** START **

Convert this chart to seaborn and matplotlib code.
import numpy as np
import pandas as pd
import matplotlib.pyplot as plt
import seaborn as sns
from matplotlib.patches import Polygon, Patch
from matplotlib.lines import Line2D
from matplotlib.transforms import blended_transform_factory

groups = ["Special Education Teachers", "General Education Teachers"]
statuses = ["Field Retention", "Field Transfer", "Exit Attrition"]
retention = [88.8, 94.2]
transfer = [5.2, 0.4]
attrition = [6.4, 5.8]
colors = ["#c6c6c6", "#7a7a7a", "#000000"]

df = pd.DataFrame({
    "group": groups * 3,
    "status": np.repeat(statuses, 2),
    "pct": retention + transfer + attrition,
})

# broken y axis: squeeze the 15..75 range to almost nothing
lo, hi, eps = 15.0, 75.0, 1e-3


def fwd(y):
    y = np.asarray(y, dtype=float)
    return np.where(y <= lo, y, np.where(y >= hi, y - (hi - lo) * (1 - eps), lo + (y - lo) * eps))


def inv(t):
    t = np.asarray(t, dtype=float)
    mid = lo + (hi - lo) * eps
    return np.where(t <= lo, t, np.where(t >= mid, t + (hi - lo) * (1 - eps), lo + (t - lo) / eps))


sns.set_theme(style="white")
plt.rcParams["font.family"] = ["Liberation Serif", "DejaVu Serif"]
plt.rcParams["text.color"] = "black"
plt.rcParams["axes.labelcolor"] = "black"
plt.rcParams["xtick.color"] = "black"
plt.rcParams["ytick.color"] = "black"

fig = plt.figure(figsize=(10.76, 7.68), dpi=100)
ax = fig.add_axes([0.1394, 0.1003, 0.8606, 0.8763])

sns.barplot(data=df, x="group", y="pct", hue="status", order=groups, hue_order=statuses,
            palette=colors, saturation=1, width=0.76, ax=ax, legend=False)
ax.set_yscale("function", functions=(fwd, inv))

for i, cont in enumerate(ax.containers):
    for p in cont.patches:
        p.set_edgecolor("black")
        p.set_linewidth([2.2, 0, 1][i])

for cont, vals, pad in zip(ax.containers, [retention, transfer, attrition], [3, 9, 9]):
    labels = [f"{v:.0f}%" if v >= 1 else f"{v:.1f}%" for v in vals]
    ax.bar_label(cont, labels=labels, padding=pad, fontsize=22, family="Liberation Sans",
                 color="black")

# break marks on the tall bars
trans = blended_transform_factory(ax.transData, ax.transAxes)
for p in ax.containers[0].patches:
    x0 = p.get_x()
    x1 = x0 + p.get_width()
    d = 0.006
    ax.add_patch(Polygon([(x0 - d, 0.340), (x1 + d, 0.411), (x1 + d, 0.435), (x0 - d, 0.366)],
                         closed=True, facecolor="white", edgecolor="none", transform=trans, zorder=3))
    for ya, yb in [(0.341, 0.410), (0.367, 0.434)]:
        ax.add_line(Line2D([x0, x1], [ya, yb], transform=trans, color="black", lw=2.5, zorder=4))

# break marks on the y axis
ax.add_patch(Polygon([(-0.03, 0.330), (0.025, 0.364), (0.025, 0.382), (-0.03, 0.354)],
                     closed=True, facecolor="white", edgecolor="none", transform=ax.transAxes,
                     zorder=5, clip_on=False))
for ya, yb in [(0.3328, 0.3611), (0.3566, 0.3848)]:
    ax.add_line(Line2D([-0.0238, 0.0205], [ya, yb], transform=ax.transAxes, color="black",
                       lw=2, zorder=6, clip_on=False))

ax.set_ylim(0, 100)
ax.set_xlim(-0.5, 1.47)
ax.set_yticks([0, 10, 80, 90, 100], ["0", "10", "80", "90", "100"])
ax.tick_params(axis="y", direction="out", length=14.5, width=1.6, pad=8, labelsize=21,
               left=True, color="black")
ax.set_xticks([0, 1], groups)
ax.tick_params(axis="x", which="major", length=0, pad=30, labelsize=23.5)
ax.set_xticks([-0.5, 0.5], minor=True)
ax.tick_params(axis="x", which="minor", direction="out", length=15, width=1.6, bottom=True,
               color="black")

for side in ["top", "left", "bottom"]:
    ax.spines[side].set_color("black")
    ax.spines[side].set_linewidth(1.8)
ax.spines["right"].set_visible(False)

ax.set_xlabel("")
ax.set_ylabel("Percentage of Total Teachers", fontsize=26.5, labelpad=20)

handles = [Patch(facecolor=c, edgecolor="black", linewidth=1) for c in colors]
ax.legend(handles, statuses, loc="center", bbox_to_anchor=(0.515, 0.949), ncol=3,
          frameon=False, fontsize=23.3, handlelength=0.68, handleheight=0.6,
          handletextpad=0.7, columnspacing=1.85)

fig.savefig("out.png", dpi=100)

** END **
** START **

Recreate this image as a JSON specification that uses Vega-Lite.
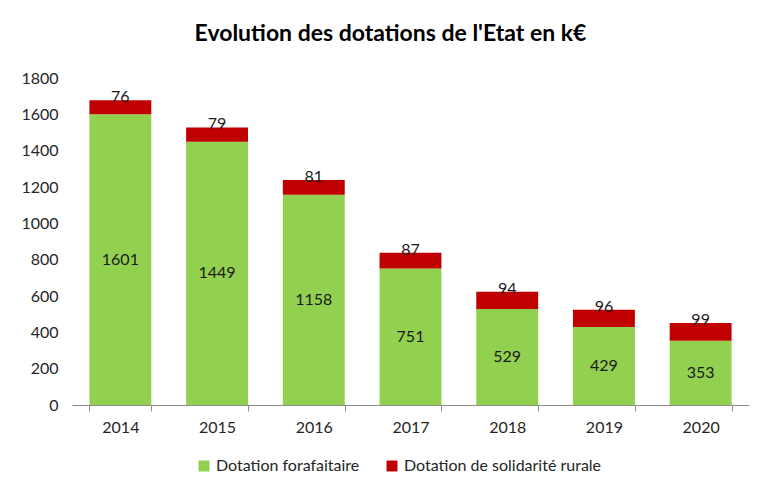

** END **

# Work to be completed:
Within the material above, extract exactly the lines that start at the line containing "Convert this chart" and stop after the line containing "return np.where(y <= lo, y, np.where(y", and only those.

# Answer to this exercise:
Convert this chart to seaborn and matplotlib code.
import numpy as np
import pandas as pd
import matplotlib.pyplot as plt
import seaborn as sns
from matplotlib.patches import Polygon, Patch
from matplotlib.lines import Line2D
from matplotlib.transforms import blended_transform_factory

groups = ["Special Education Teachers", "General Education Teachers"]
statuses = ["Field Retention", "Field Transfer", "Exit Attrition"]
retention = [88.8, 94.2]
transfer = [5.2, 0.4]
attrition = [6.4, 5.8]
colors = ["#c6c6c6", "#7a7a7a", "#000000"]

df = pd.DataFrame({
    "group": groups * 3,
    "status": np.repeat(statuses, 2),
    "pct": retention + transfer + attrition,
})

# broken y axis: squeeze the 15..75 range to almost nothing
lo, hi, eps = 15.0, 75.0, 1e-3


def fwd(y):
    y = np.asarray(y, dtype=float)
    return np.where(y <= lo, y, np.where(y >= hi, y - (hi - lo) * (1 - eps), lo + (y - lo) * eps))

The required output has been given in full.